Potential Big Changes at Twitter

Article by George Norman (Cybersecurity Editor)

on 14 Jan 2010

Popular micro-blogging site Twitter wants to add some fresh faces to its team so it announced plans to hire 27 new people. The jobs range from software engineer to data analyst, but that’s not the interesting part. What’s interesting is the sheer number of people Twitter wants to hire. Now 27 may not seem like a big number, but Twitter is quite a small company. At this time there are about 120 people working for the micro-blogging site, making an increase of 27 new employees quite significant (roughly a 20% increase).

Twitter co-founder Biz Stone announced that the company will focus on revenues in 2010. This makes us think that the 27 new employees will be brought in to help the company make the big bucks. And if Twitter wants to make the big bucks, it will have to make existing features better as well as come up with new, attractive features.

Some of the new employees will be working for Twitter’s security team. Which is a good thing because Twitter took a big blow this December when a group of hackers calling themselves the Iranian Cyber Army managed to hijack Twitter’s DNS and direct traffic away from the micro-blogging site. For those of you that do not know what DNS is and how it works, here’s the lowdown: DNS (Domain Name System) converts readable site names like site.com into a sequence of numbers that the internet uses to direct users to a particular site. By changing the DNS, when someone types site.com he is directed to anothersite.com instead of site.com.

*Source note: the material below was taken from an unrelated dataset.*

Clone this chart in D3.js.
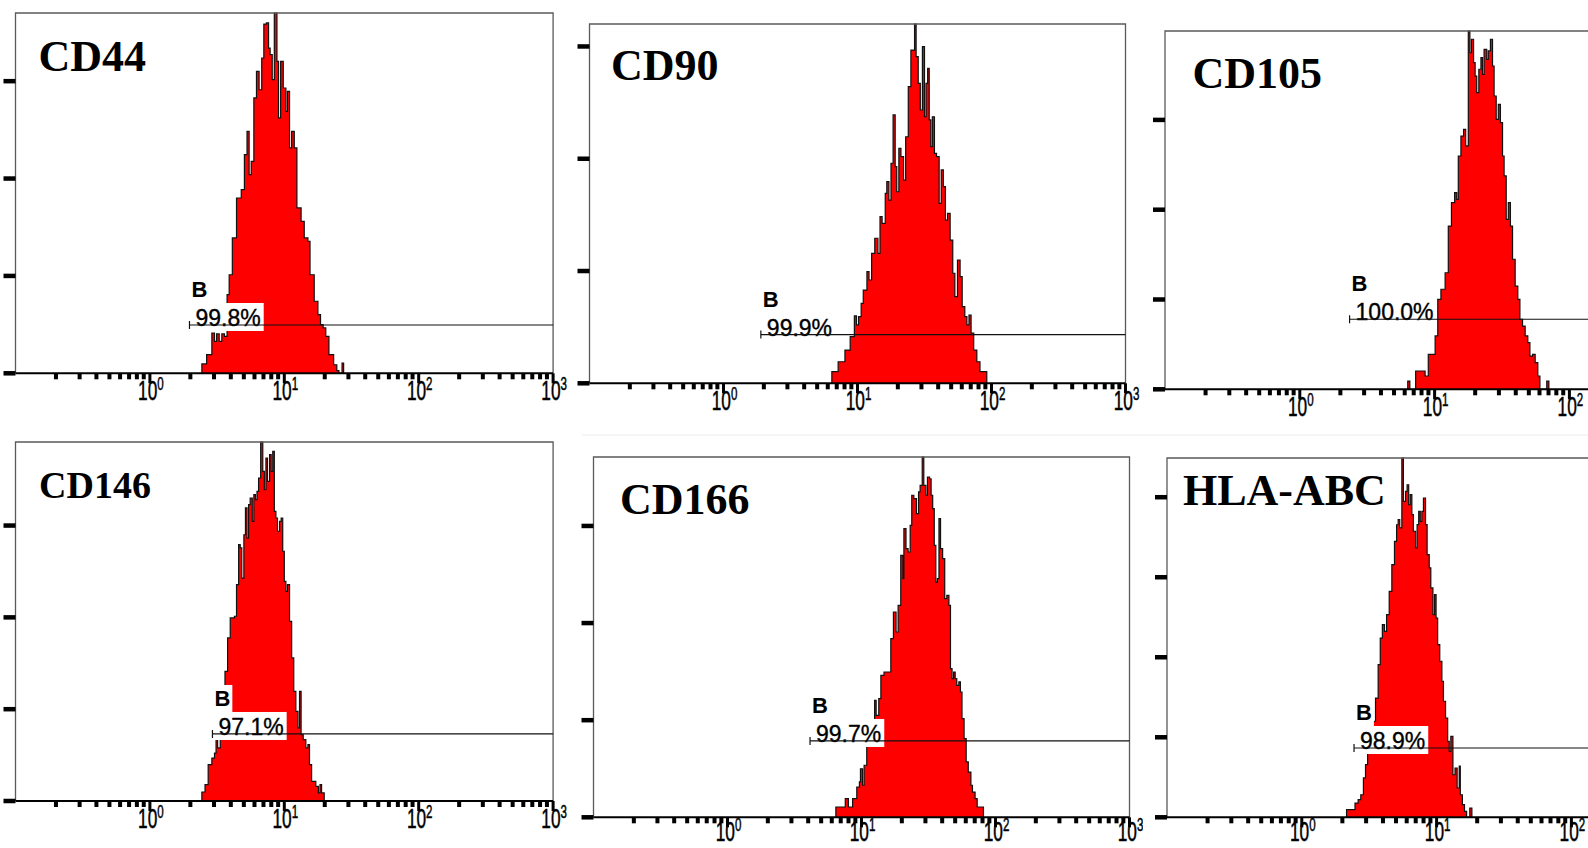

Hopefully Twitter’s new blood will stop things like this from happening again. The Iranian Cyber Army doesn’t seem to be stopping and they may hit again. Recently they managed to hijack the DNS of Baidu, China’s number one search engine. What the Iranian Cyber Army did not anticipate is that the attack on Baidu would upset Chinese hackers, who decided to mount their own attack on Iranian high profile sites – you know, as retaliation.